Q: Is it safe to use the archived PDF’s download link directly?

A: Treat the archived PDF as a historical reference rather than an active source of truth. Use it to identify the official installer URL, then download the installer from the vendor’s current official domain or a verified mirror. Always verify checksums or signatures if they are available.

Q: My Ledger Live installer asks for my recovery phrase during setup — should I provide it?

A: No. You should never enter your 24-word recovery phrase into a desktop application or website. Ledger devices initialize and confirm seeds on-device. Any request for the seed on a computer is a red flag and indicates a malicious or misconfigured installer.

Q: Can I install Ledger Live on a virtual machine for extra safety?

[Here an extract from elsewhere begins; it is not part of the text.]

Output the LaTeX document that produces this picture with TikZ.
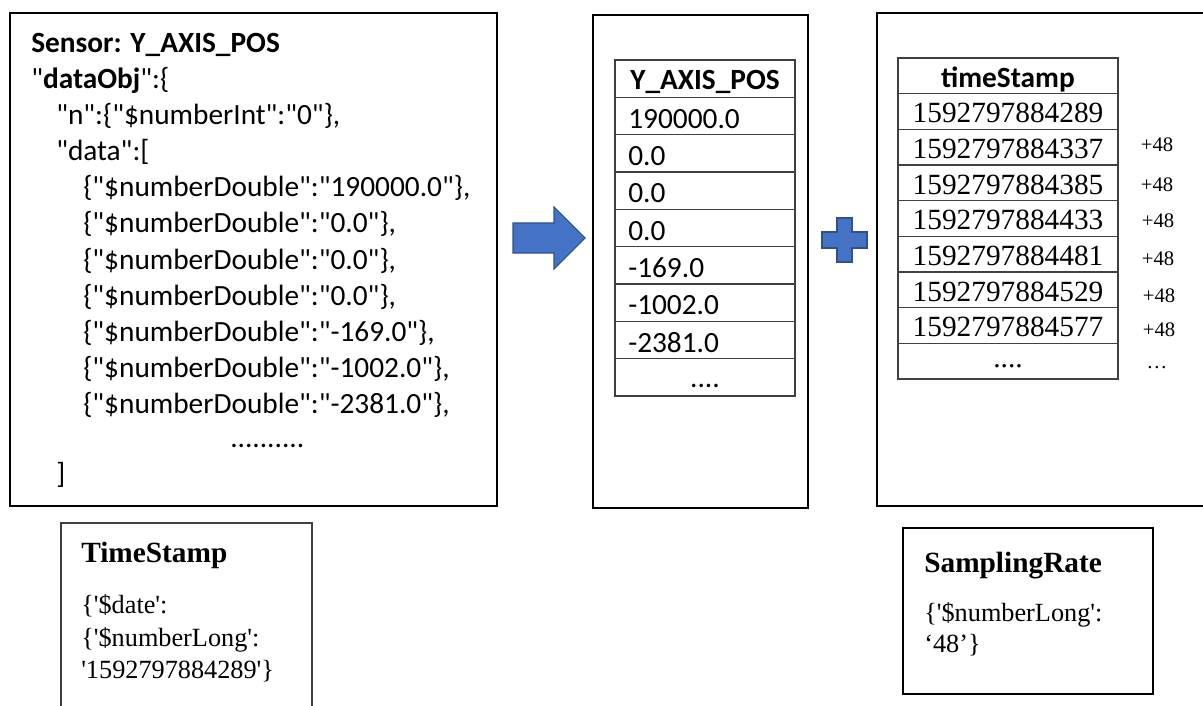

A: Yes — a disposable virtual machine can reduce risk when testing unknown installers. It helps detect suspicious behavior without exposing your main OS. However, it does not protect against firmware-level vulnerabilities on the device or social-engineering attacks that coerce you to reveal the seed.

Q: What if the checksum is missing from the archived page?

A: Absence of a checksum increases risk. Attempt to retrieve a checksum from the vendor’s current site or contact vendor support. If you cannot obtain verified integrity data, delay installing until you have a trusted source.